Black in Brown Space: Anti-Blackness at a Latinx-Serving, “Social Justice” School Before and After George Floyd
- Alicea, Julio
- Advisor(s): Howard, Tyrone;
- Noguera, Pedro
Abstract
Scholars have long sought to examine the ways in which urban schools serve as sites of social reproduction and thus, contribute to racial and other social inequalities in the society writ large. To date, research has emphasized the deleterious effects of harmful pedagogies, unrepresentative curricula, unequal access to family resources, problematic sorting practices and school segregation. This large and influential body of scholarship has yielded many important insights about educational problems, but has often framed studies of inequality as being between Whites and people of color. The result of this dominant framing is that we understand less about the machinations of racial inequality between racially minoritized groups. My study addresses this gap by studying one school site over four consecutive school years, including two years prior to the killing of George Floyd and two years after. The study focuses on two primary research questions: (1) What are the sources and mechanisms of Black-Latinx inequalities in a school tailor-made for equitable education across racial lines? and (2) How does a Latinx-centric politics of coalition shape how the school, as an organization, conceptualizes of and responds to racial (in)justice?
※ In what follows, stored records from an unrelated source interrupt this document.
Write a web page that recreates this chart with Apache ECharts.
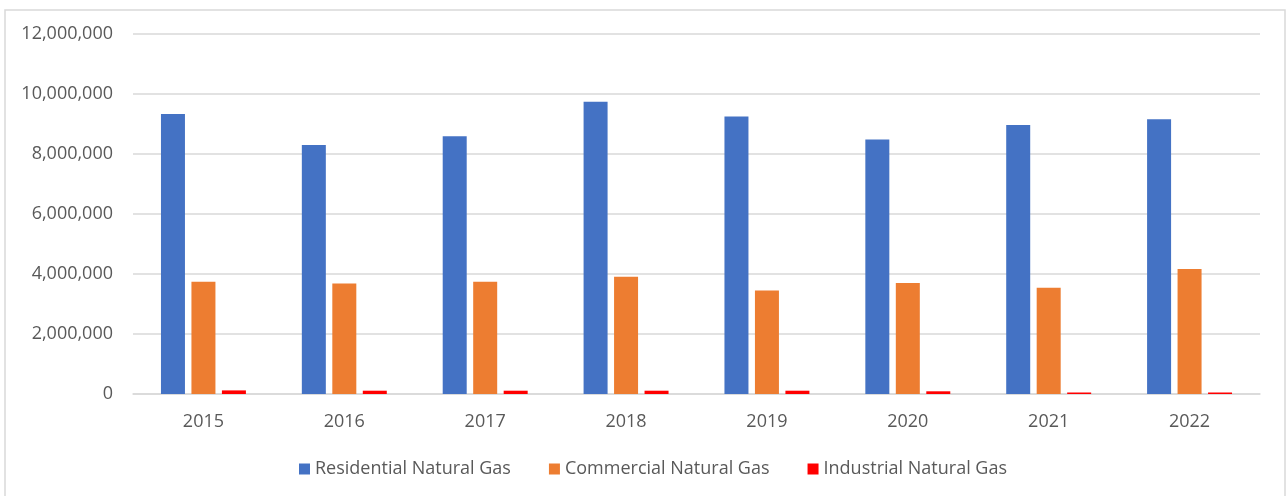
<!DOCTYPE html>
<html>
<head>
<meta charset="utf-8">
<title>Natural Gas</title>
<script src="https://cdn.jsdelivr.net/npm/echarts@6/dist/echarts.min.js"></script>
<style>
    html, body { margin: 0; padding: 0; background: #fff; }
    #chart { width: 1287px; height: 496px; }
</style>
</head>
<body>
<div id="chart"></div>
<script>
// data
const years = ['2015', '2016', '2017', '2018', '2019', '2020', '2021', '2022'];
const residential = [9330000, 8300000, 8590000, 9740000, 9250000, 8480000, 8970000, 9160000];
const commercial = [3740000, 3680000, 3740000, 3910000, 3450000, 3700000, 3540000, 4170000];
const industrial = [120000, 110000, 110000, 110000, 110000, 90000, 50000, 50000];
const seriesNames = ['Residential Natural Gas', 'Commercial Natural Gas', 'Industrial Natural Gas'];

const textColor = '#595959';
const lineColor = '#d9d9d9';
const font = "'Open Sans', sans-serif";

var chartEl = document.getElementById('chart');
var myChart = echarts.init(chartEl);

function bar(name, data, color) {
    return {
        name: name,
        type: 'bar',
        data: data,
        barWidth: 24,
        barGap: '27%',
        itemStyle: { color: color }
    };
}

var option = {
    animation: false,
    backgroundColor: '#fff',
    textStyle: { fontFamily: font },
    // frame around the chart area
    graphic: [{
        type: 'rect',
        shape: { x: 5, y: 10, width: 1280, height: 500 },
        style: { fill: 'none', stroke: lineColor, lineWidth: 1.5 },
        silent: true
    }],
    grid: {
        left: 133,
        right: 27,
        top: 34,
        bottom: 102
    },
    legend: {
        bottom: 13,
        left: 294,
        itemWidth: 11,
        itemHeight: 11,
        itemGap: 38,
        icon: 'rect',
        textStyle: { color: textColor, fontSize: 18, fontFamily: font },
        data: seriesNames
    },
    xAxis: {
        type: 'category',
        data: years,
        axisLine: { lineStyle: { color: lineColor, width: 1.5 } },
        axisTick: { show: false },
        axisLabel: { color: textColor, fontSize: 18, margin: 19, fontFamily: font }
    },
    yAxis: {
        type: 'value',
        min: 0,
        max: 12000000,
        interval: 2000000,
        axisLine: { show: false },
        axisTick: { show: false },
        splitLine: { lineStyle: { color: lineColor, width: 1.5 } },
        axisLabel: {
            color: textColor,
            fontSize: 18,
            margin: 20,
            fontFamily: font,
            formatter: function (v) { return v.toLocaleString('en-US'); }
        }
    },
    series: [
        bar(seriesNames[0], residential, '#4472c4'),
        bar(seriesNames[1], commercial, '#ed7d31'),
        bar(seriesNames[2], industrial, '#ff0000')
    ]
};

myChart.setOption(option);
window.addEventListener('resize', function () { myChart.resize(); });
</script>
</body>
</html>
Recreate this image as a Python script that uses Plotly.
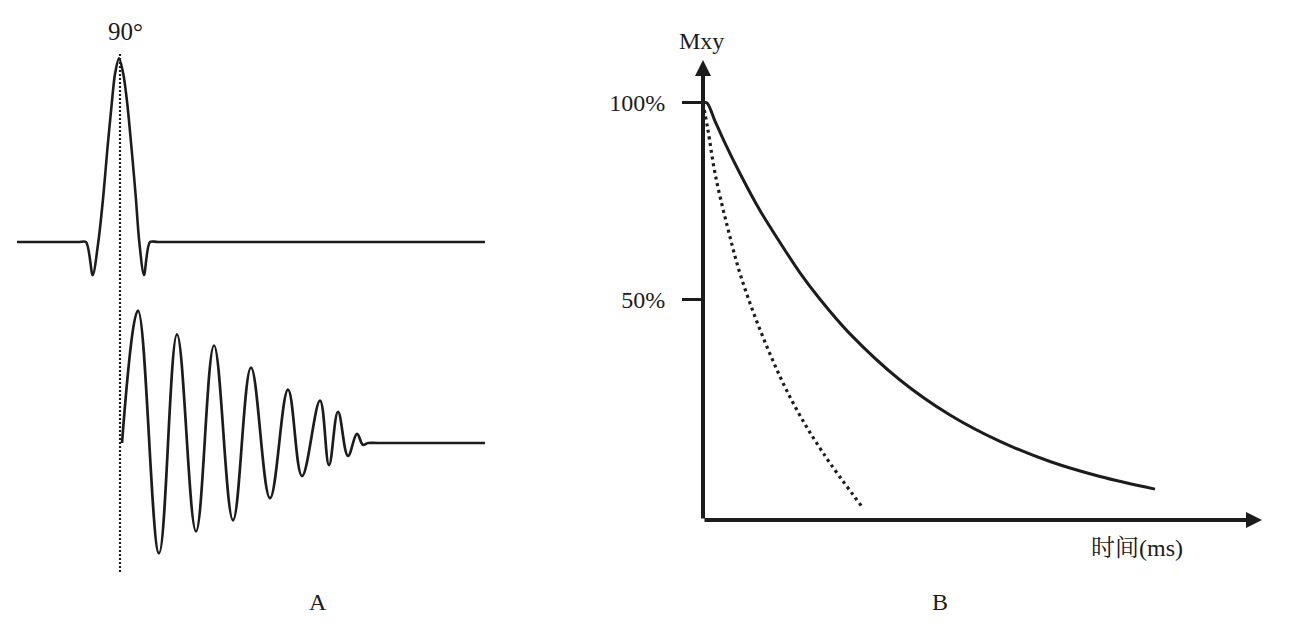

These questions allowed the study to attend to a sociological puzzle: a self- described social justice school with dedicated teachers, a community-grounded origin story, and a 100% non-White population that contains racial disparities across myriad academic and social dimensions. To examine this puzzle, I utilized observations, in-depth interviews (n=93), and document analysis. Though operating from a quasi-inductive stand point, the project has three intellectual genealogies: racial politics, anti-Blackness, and organizational theory. Findings include a climate of anti-Blackness at school and in the community, characterized by the failure to acknowledge and address Black suffering. Further, a Latinx-centric view of social justice and racial solidarity politics consistently foreclosed opportunities for meaningful organizational change. The insights from this study have significant implications for research on education, race, and organizations. It also contains important lessons for practice and policy, ranging from classroom instruction to school leadership to diversity work to district, state, and federal policymaking.